Neel was fortunate also in being able to acquire a copy of a book that illuminated his experiences on Great Nicobar Island: John Gottfried Haensel’s Letters on the Nicobar Islands (London, 1812). He was not so fortunate in stumbling upon Elijah C. Bridgman’s A Chinese Chrestomathy in the Canton Dialect (S. W. Williams, Macau, 1841). He subsequently gave up all hope of publishing his own Celestial Chrestomathy and took the work in a different direction (fragments of which are available on certain websites, including www.amitavghosh.com).

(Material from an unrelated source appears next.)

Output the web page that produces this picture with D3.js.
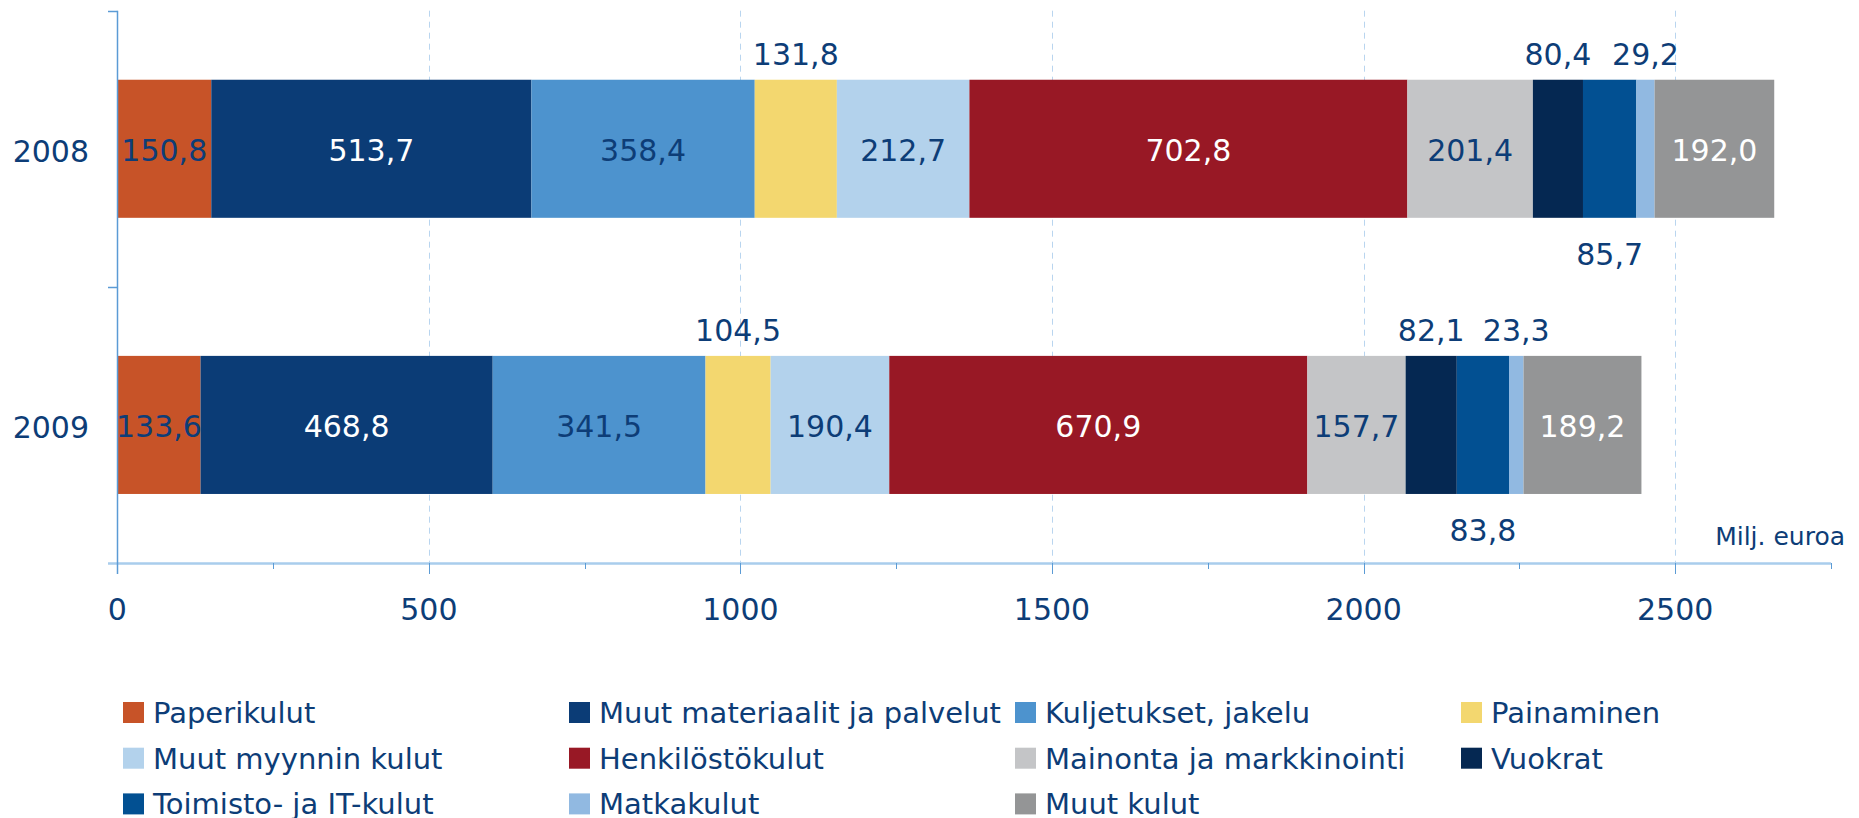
<!DOCTYPE html>
<html>
<head>
<meta charset="utf-8">
<script src="https://cdn.jsdelivr.net/npm/d3@7"></script>
<style>
  body { margin: 0; background: #fff; }
  svg text { font-family: "DejaVu Sans", Verdana, sans-serif; fill: #0d3d77; }
</style>
</head>
<body>
<svg id="chart"></svg>
<script>
// data
var years = ["2008", "2009"];
var seriesNames = ["Paperikulut", "Muut materiaalit ja palvelut", "Kuljetukset, jakelu", "Painaminen",
  "Muut myynnin kulut", "Henkilöstökulut", "Mainonta ja markkinointi", "Vuokrat",
  "Toimisto- ja IT-kulut", "Matkakulut", "Muut kulut"];
var values2008 = [150.8, 513.7, 358.4, 131.8, 212.7, 702.8, 201.4, 80.4, 85.7, 29.2, 192.0];
var values2009 = [133.6, 468.8, 341.5, 104.5, 190.4, 670.9, 157.7, 82.1, 83.8, 23.3, 189.2];
var xTicks = [0, 500, 1000, 1500, 2000, 2500];
var unitLabel = "Milj. euroa";

// styles
var colors = ["#c75328", "#0b3c76", "#4d93ce", "#f3d76f", "#b3d2ec", "#981825",
  "#c4c5c7", "#052852", "#025092", "#91b9e1", "#949596"];
var labelPos = ["in", "in", "in", "above", "in", "in", "in", "above", "below", "above", "in"];
var labelWhite = [false, true, false, false, false, true, false, false, false, false, true];
var textColor = "#0d3d77";

var W = 1859, H = 818;
var svg = d3.select("#chart").attr("width", W).attr("height", H);

var x = d3.scaleLinear().domain([0, 2750]).range([117.3, 1831]);
var y = d3.scaleBand().domain(years).range([10.7, 563]).paddingInner(0.5).paddingOuter(0.25);
var axisTop = 10.7, axisBottom = 563;

var fmt = function (v) { return d3.format(".1f")(v).replace(".", ","); };

// gridlines
svg.append("g").selectAll("line")
  .data(xTicks.slice(1))
  .enter().append("line")
  .attr("x1", function (d) { return Math.round(x(d)) + 0.5; })
  .attr("x2", function (d) { return Math.round(x(d)) + 0.5; })
  .attr("y1", axisTop).attr("y2", axisBottom)
  .style("stroke", "#b9d5ef").style("stroke-width", 1)
  .style("stroke-dasharray", "6,5");

// stacked bars
var rows = [values2008, values2009];
var stackData = years.map(function (yr, i) {
  var o = { year: yr };
  seriesNames.forEach(function (s, j) { o[s] = rows[i][j]; });
  return o;
});
var stack = d3.stack().keys(seriesNames)(stackData);

var layers = svg.append("g").selectAll("g")
  .data(stack)
  .enter().append("g")
  .style("fill", function (d, i) { return colors[i]; });

layers.selectAll("rect")
  .data(function (d) { return d; })
  .enter().append("rect")
  .attr("x", function (d) { return x(d[0]); })
  .attr("width", function (d) { return x(d[1]) - x(d[0]); })
  .attr("y", function (d) { return y(d.data.year); })
  .attr("height", y.bandwidth());

// value labels
var lab = svg.append("g").style("font-size", "30px").attr("text-anchor", "middle");
stack.forEach(function (layer, i) {
  layer.forEach(function (d) {
    var cx = (x(d[0]) + x(d[1])) / 2;
    var top = y(d.data.year), bot = top + y.bandwidth();
    var ty;
    if (labelPos[i] == "above") ty = top - 15;
    else if (labelPos[i] == "below") ty = bot + 47;
    else ty = top + y.bandwidth() / 2 + 12;
    lab.append("text")
      .attr("x", cx).attr("y", ty)
      .style("fill", labelWhite[i] ? "#fff" : textColor)
      .text(fmt(d[1] - d[0]));
  });
});

// x axis
var xAxisG = svg.append("g");
xAxisG.append("line")
  .attr("x1", 108).attr("x2", x(2750))
  .attr("y1", axisBottom + 0.5).attr("y2", axisBottom + 0.5)
  .style("stroke", "#a9cdec").style("stroke-width", 2.5);
var allTicks = d3.range(0, 2751, 250);
xAxisG.selectAll("line.tick")
  .data(allTicks)
  .enter().append("line")
  .attr("class", "tick")
  .attr("x1", function (d) { return Math.round(x(d)) + 0.5; })
  .attr("x2", function (d) { return Math.round(x(d)) + 0.5; })
  .attr("y1", axisBottom)
  .attr("y2", function (d) { return d % 500 == 0 ? axisBottom + 11 : axisBottom + 6; })
  .style("stroke", "#5b9bd5").style("stroke-width", 1);
xAxisG.selectAll("text")
  .data(xTicks)
  .enter().append("text")
  .attr("x", function (d) { return x(d); })
  .attr("y", 620)
  .attr("text-anchor", "middle")
  .style("font-size", "30px")
  .text(function (d) { return d; });

// y axis
var yAxisG = svg.append("g");
yAxisG.append("line")
  .attr("x1", 117.5).attr("x2", 117.5)
  .attr("y1", axisTop).attr("y2", axisBottom + 11)
  .style("stroke", "#5b9bd5").style("stroke-width", 1.5);
var bounds = [axisTop, y("2009") - y.step() * 0.25];
yAxisG.selectAll("line.tick")
  .data(bounds)
  .enter().append("line")
  .attr("class", "tick")
  .attr("x1", 108).attr("x2", 117.5)
  .attr("y1", function (d) { return Math.round(d) + 0.5; })
  .attr("y2", function (d) { return Math.round(d) + 0.5; })
  .style("stroke", "#5b9bd5").style("stroke-width", 1.5);
yAxisG.selectAll("text")
  .data(years)
  .enter().append("text")
  .attr("x", 89)
  .attr("y", function (d) { return y(d) + y.bandwidth() / 2 + 13; })
  .attr("text-anchor", "end")
  .style("font-size", "30px")
  .text(function (d) { return d; });

svg.append("text")
  .attr("x", 1845).attr("y", 545)
  .attr("text-anchor", "end")
  .style("font-size", "25px")
  .text(unitLabel);

// legend
var legend = svg.append("g").style("font-size", "29px");
seriesNames.forEach(function (s, i) {
  var col = i % 4, row = Math.floor(i / 4);
  var lx = 123 + col * 446, ly = 723 + row * 45.7;
  legend.append("rect")
    .attr("x", lx).attr("y", ly - 21)
    .attr("width", 21).attr("height", 21)
    .style("fill", colors[i]);
  legend.append("text")
    .attr("x", lx + 30).attr("y", ly)
    .text(s);
});
</script>
</body>
</html>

Much that is said by the characters in this book is taken from their own words. Some of John Slade’s speeches are adapted from his editorials and articles, published in the Canton Register; some of Charles King’s utterances are similarly adapted from the reports of the Canton Register and from his own writings, most notably Opium Crisis: A Letter Addressed to Charles Elliot Esq. (London, 1839). Some of the speeches given by Dinyar Ferdoonjee, William Jardine, Charles W. King and H. H. Lindsay are also adaptations based upon published accounts.

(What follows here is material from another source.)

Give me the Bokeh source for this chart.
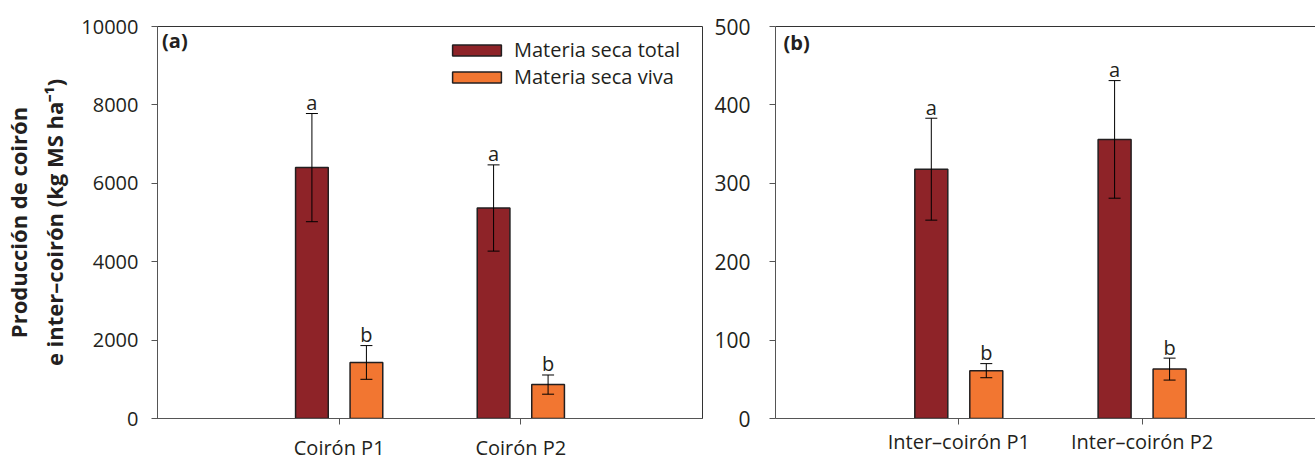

Quotations from edicts and proclamations issued by Chinese officials (including Commissioner Lin) are generally adapted from translations published contemporaneously in the Chinese Repository, the Canton Register, Portfolio Chinensis and Correspondence Relating to China. In rendering passages of Neel’s Bengali version of Commissioner Lin’s letter to Queen Victoria, I have relied partly on W. C. Hunter’s translation; but mostly I have adapted it from Arthur Waley’s beautiful translation in The Opium War Through Chinese Eyes (Stanford University Press, 1968).

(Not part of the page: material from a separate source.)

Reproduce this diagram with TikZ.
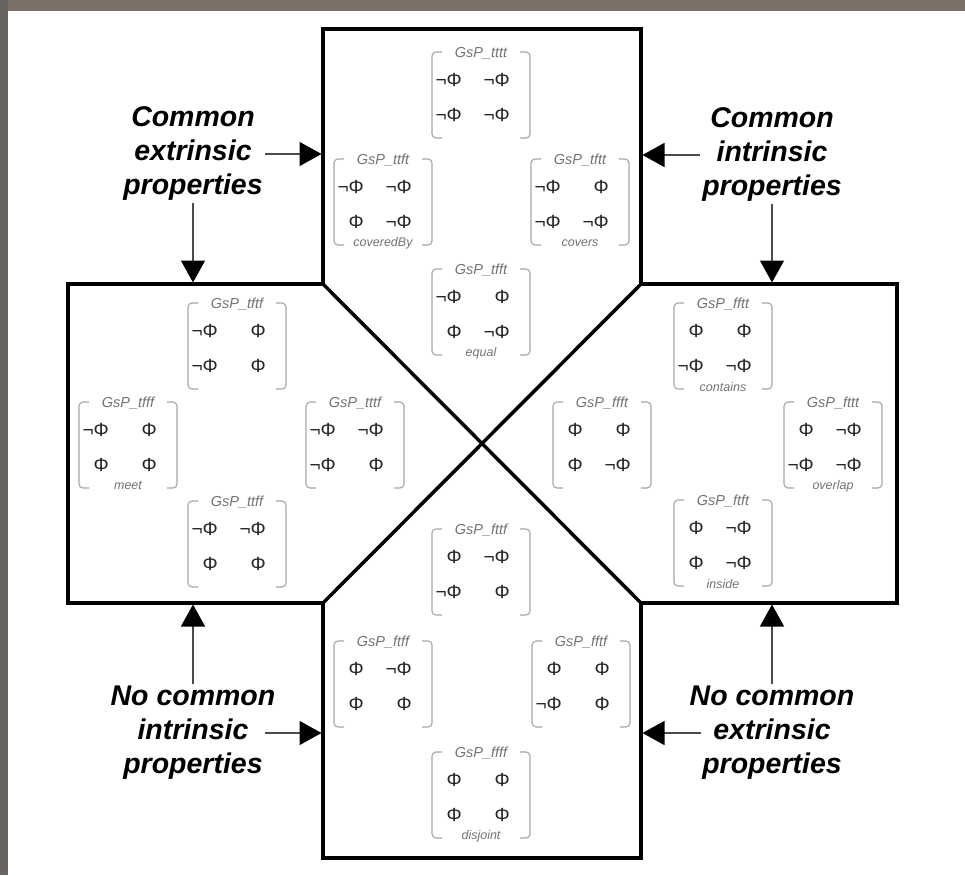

As a supplement to Neel’s library I have relied also on the work of many contemporary and near-contemporary scholars and historians. To list all the books, articles and essays that have enriched this narrative would be impossible here, but it would be remiss of me not to acknowledge my gratitude for, and indebtedness to, the work of the following: E. N. Anderson, Robert Antony, S. F. Balfour, Jack Beeching, David Bello, Henry and Sidney Berry-Hill, Kingsley Bolton, J. M. Braga, Lucile Brockway, Anne Bulley, Hsin-Pao Chang, Gideon Chen, Weng Eang Cheong, Craig Clunas, Alice Coats, Patrick Conner, A. H. Crook, Carl L. Crossman, Stephen Dobbs, Jacques M. Downs, Wolfram Eberhard, Mark Elvin, Fa-ti Fan, Amar Farooqui, Peter Ward Fay, R. W. Ferrier, S. N. Gajendragadkar, Valery M. Garrett, John Gascoigne, L. Gibbs, Basil Greenhill, Martin Gregory, Mary and John Gribbin, Amalendu Guha, Deyan Guo, G. A. C. Herklots, A. P. Hill, Bret Hinsch, Ke-en Ho, Nan Powell Hodges, A. W. Hummell, Robin Hutcheon, Christopher Hutton, Graham E. Johnson, Russell Jones, Maneck Furdoonji Kanga, Frank Kehl, Maggie Keswick, Jane Kilpatrick, Paul Kriwaczek, Roy Lancaster, Daniel Irving Larkin, Thomas N. Layton, Zhiwei Liu, Hosea Ballou Morse, H. Le Rougetel, Elma Loines, David R. MacGregor, Joyce Madancy, Pierre-Yves Manguin, John McCoy, Wilson Menard, Erik Mueggler, Yong Sang Ng, E. H. Parker, Glen D. Peterson, James Duncan Phillips, Behesti Minocher N. Pundol Saheb, Peter Raby, Desmond Ray, H. E. Richardson, Dingxu Shi, Asiya Siddiqi, Helen F. Siu, Anthony Xavier Soares, Tan Chung, Madhavi Thampi, Adrian P. Thomas, G. R. Tibbetts, G. H. R. Tillotson, Yun Hui Tsu, Peter Valder, Paul A. Van Dyke, Arthur Waley, Barbara E. Ward, Rubie S. Watson, Tyler Whittle, G. R. Worcester, Ching-chao Wu and Liu Yu.

For help with details of fact and language, for assistance in tracking down materials, and for their support, I am greatly beholden to Robert Antony, Pengyew Chin, Amar Farooqui, Atish Ghosh, Guoliang Guo, Ashutosh Kumar, Jiajing Liu, Ming Lu, Megha Majumdar, Cecil Pinto, Rahul Srivastava, Mo-lin Yee, Xu Xi and most particularly, Kingsley Bolton and Robert McCabe. To Shernaz Italia, Freny Khodaiji and their extended families, I owe an immense and very special debt of gratitude.

The long journey upriver would have been vastly more difficult without the unflagging support of Barney Karpfinger, my agent, and Roland Philipps, my publisher and editor in the UK; without Debbie, my wife and first reader, this vessel would almost certainly have run aground; without my children, Lila and Nayan it could not have kept to its course. My mother, Anjali Ghosh, taught me to read – without her the voyage would never have begun.